◆ PROBLEM DETAILS:
From the listing that follows, output everything exactly except the pictures.

◆ RECORDED INFORMATION:
━━━

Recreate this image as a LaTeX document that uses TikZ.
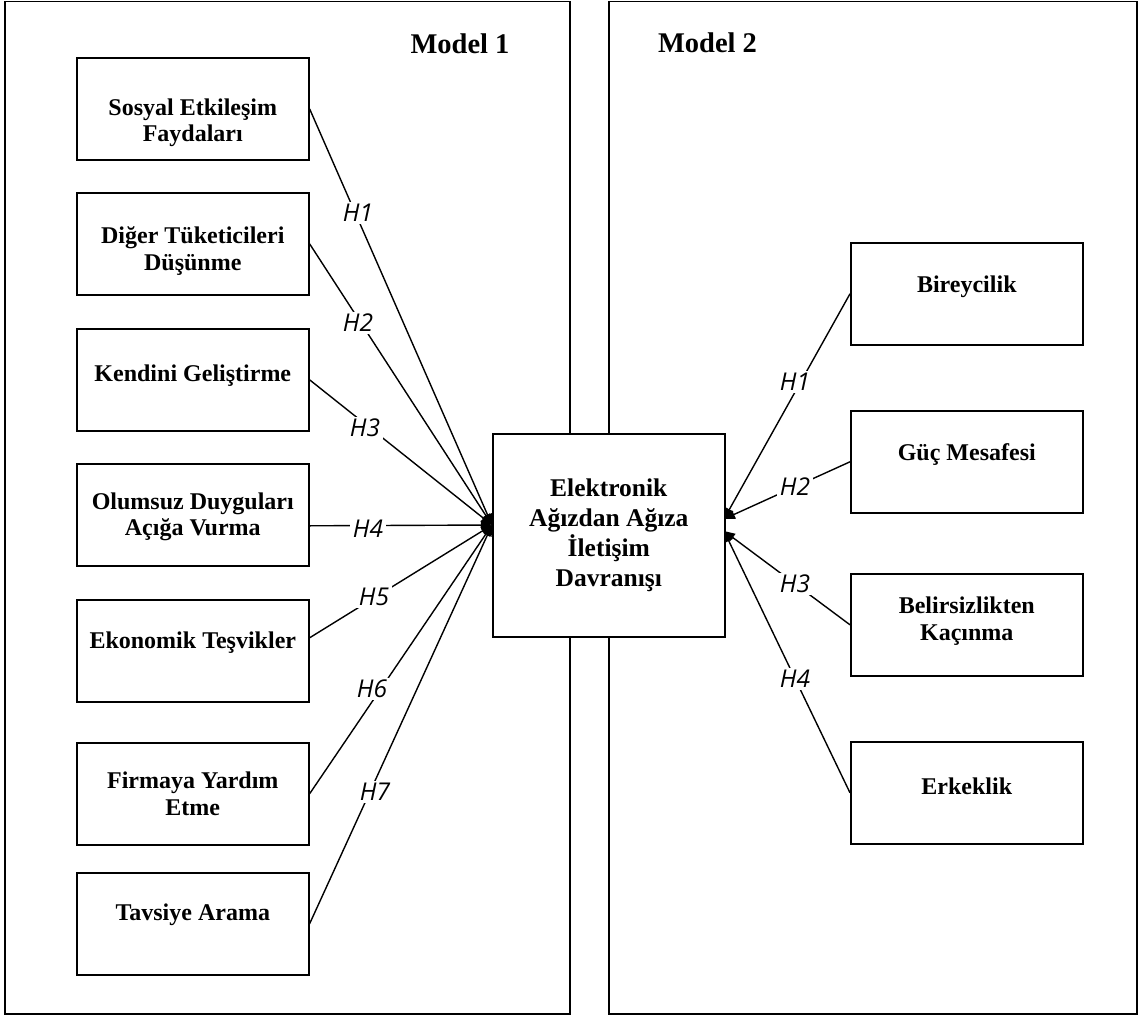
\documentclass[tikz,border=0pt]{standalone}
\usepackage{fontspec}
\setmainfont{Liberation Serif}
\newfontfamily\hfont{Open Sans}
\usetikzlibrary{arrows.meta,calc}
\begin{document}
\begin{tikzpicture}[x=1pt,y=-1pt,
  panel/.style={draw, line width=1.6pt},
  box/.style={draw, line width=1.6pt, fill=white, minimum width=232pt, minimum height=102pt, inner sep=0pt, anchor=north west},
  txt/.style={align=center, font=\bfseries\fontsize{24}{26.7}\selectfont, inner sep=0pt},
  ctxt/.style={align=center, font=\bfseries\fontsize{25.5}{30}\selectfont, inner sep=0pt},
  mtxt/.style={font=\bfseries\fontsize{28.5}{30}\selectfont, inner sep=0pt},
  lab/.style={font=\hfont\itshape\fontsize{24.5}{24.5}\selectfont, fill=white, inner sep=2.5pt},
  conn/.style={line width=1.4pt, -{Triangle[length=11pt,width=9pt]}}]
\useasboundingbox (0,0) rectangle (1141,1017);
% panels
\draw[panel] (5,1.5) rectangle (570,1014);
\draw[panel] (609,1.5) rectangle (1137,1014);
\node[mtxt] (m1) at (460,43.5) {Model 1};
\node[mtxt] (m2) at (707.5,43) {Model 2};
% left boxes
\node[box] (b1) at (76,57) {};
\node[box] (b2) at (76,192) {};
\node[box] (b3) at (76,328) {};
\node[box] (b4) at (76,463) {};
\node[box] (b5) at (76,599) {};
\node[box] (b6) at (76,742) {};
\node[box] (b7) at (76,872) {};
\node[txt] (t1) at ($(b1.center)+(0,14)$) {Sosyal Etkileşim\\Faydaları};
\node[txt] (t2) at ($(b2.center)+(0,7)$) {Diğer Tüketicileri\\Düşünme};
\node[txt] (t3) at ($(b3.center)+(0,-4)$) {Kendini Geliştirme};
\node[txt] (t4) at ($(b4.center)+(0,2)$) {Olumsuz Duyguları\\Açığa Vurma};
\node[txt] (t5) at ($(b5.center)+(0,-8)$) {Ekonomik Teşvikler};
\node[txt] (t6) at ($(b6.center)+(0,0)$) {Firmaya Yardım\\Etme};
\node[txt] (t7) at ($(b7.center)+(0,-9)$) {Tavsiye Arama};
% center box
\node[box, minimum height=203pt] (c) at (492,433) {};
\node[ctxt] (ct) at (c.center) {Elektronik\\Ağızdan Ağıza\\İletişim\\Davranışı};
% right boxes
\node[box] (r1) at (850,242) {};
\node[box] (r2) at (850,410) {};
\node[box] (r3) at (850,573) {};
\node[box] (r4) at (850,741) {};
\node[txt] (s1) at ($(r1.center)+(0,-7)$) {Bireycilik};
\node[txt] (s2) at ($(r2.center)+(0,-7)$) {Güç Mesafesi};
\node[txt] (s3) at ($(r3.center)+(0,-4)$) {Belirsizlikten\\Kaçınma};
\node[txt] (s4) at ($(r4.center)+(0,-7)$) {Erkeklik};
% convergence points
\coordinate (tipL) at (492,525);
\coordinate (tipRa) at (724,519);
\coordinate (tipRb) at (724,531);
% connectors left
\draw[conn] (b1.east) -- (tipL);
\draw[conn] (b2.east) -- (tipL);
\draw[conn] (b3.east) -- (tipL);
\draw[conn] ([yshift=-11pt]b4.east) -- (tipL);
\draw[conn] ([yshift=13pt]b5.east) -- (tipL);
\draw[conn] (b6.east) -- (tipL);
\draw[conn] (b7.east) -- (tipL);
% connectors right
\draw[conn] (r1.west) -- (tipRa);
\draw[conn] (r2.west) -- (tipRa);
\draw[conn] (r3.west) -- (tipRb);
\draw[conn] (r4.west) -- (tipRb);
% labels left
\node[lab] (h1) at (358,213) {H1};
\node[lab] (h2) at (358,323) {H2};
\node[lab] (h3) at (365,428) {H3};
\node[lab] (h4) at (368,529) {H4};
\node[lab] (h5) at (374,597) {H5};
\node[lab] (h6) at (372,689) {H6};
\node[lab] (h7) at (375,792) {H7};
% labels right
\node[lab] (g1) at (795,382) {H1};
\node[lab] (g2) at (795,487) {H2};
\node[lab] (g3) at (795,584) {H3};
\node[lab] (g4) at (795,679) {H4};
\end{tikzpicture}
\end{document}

━━━

◆ RESULT FOR THIS TASK:
Recreate this image as a LaTeX document that uses TikZ.
\documentclass[tikz,border=0pt]{standalone}
\usepackage{fontspec}
\setmainfont{Liberation Serif}
\newfontfamily\hfont{Open Sans}
\usetikzlibrary{arrows.meta,calc}
\begin{document}
\begin{tikzpicture}[x=1pt,y=-1pt,
  panel/.style={draw, line width=1.6pt},
  box/.style={draw, line width=1.6pt, fill=white, minimum width=232pt, minimum height=102pt, inner sep=0pt, anchor=north west},
  txt/.style={align=center, font=\bfseries\fontsize{24}{26.7}\selectfont, inner sep=0pt},
  ctxt/.style={align=center, font=\bfseries\fontsize{25.5}{30}\selectfont, inner sep=0pt},
  mtxt/.style={font=\bfseries\fontsize{28.5}{30}\selectfont, inner sep=0pt},
  lab/.style={font=\hfont\itshape\fontsize{24.5}{24.5}\selectfont, fill=white, inner sep=2.5pt},
  conn/.style={line width=1.4pt, -{Triangle[length=11pt,width=9pt]}}]
\useasboundingbox (0,0) rectangle (1141,1017);
% panels
\draw[panel] (5,1.5) rectangle (570,1014);
\draw[panel] (609,1.5) rectangle (1137,1014);
\node[mtxt] (m1) at (460,43.5) {Model 1};
\node[mtxt] (m2) at (707.5,43) {Model 2};
% left boxes
\node[box] (b1) at (76,57) {};
\node[box] (b2) at (76,192) {};
\node[box] (b3) at (76,328) {};
\node[box] (b4) at (76,463) {};
\node[box] (b5) at (76,599) {};
\node[box] (b6) at (76,742) {};
\node[box] (b7) at (76,872) {};
\node[txt] (t1) at ($(b1.center)+(0,14)$) {Sosyal Etkileşim\\Faydaları};
\node[txt] (t2) at ($(b2.center)+(0,7)$) {Diğer Tüketicileri\\Düşünme};
\node[txt] (t3) at ($(b3.center)+(0,-4)$) {Kendini Geliştirme};
\node[txt] (t4) at ($(b4.center)+(0,2)$) {Olumsuz Duyguları\\Açığa Vurma};
\node[txt] (t5) at ($(b5.center)+(0,-8)$) {Ekonomik Teşvikler};
\node[txt] (t6) at ($(b6.center)+(0,0)$) {Firmaya Yardım\\Etme};
\node[txt] (t7) at ($(b7.center)+(0,-9)$) {Tavsiye Arama};
% center box
\node[box, minimum height=203pt] (c) at (492,433) {};
\node[ctxt] (ct) at (c.center) {Elektronik\\Ağızdan Ağıza\\İletişim\\Davranışı};
% right boxes
\node[box] (r1) at (850,242) {};
\node[box] (r2) at (850,410) {};
\node[box] (r3) at (850,573) {};
\node[box] (r4) at (850,741) {};
\node[txt] (s1) at ($(r1.center)+(0,-7)$) {Bireycilik};
\node[txt] (s2) at ($(r2.center)+(0,-7)$) {Güç Mesafesi};
\node[txt] (s3) at ($(r3.center)+(0,-4)$) {Belirsizlikten\\Kaçınma};
\node[txt] (s4) at ($(r4.center)+(0,-7)$) {Erkeklik};
% convergence points
\coordinate (tipL) at (492,525);
\coordinate (tipRa) at (724,519);
\coordinate (tipRb) at (724,531);
% connectors left
\draw[conn] (b1.east) -- (tipL);
\draw[conn] (b2.east) -- (tipL);
\draw[conn] (b3.east) -- (tipL);
\draw[conn] ([yshift=-11pt]b4.east) -- (tipL);
\draw[conn] ([yshift=13pt]b5.east) -- (tipL);
\draw[conn] (b6.east) -- (tipL);
\draw[conn] (b7.east) -- (tipL);
% connectors right
\draw[conn] (r1.west) -- (tipRa);
\draw[conn] (r2.west) -- (tipRa);
\draw[conn] (r3.west) -- (tipRb);
\draw[conn] (r4.west) -- (tipRb);
% labels left
\node[lab] (h1) at (358,213) {H1};
\node[lab] (h2) at (358,323) {H2};
\node[lab] (h3) at (365,428) {H3};
\node[lab] (h4) at (368,529) {H4};
\node[lab] (h5) at (374,597) {H5};
\node[lab] (h6) at (372,689) {H6};
\node[lab] (h7) at (375,792) {H7};
% labels right
\node[lab] (g1) at (795,382) {H1};
\node[lab] (g2) at (795,487) {H2};
\node[lab] (g3) at (795,584) {H3};
\node[lab] (g4) at (795,679) {H4};
\end{tikzpicture}
\end{document}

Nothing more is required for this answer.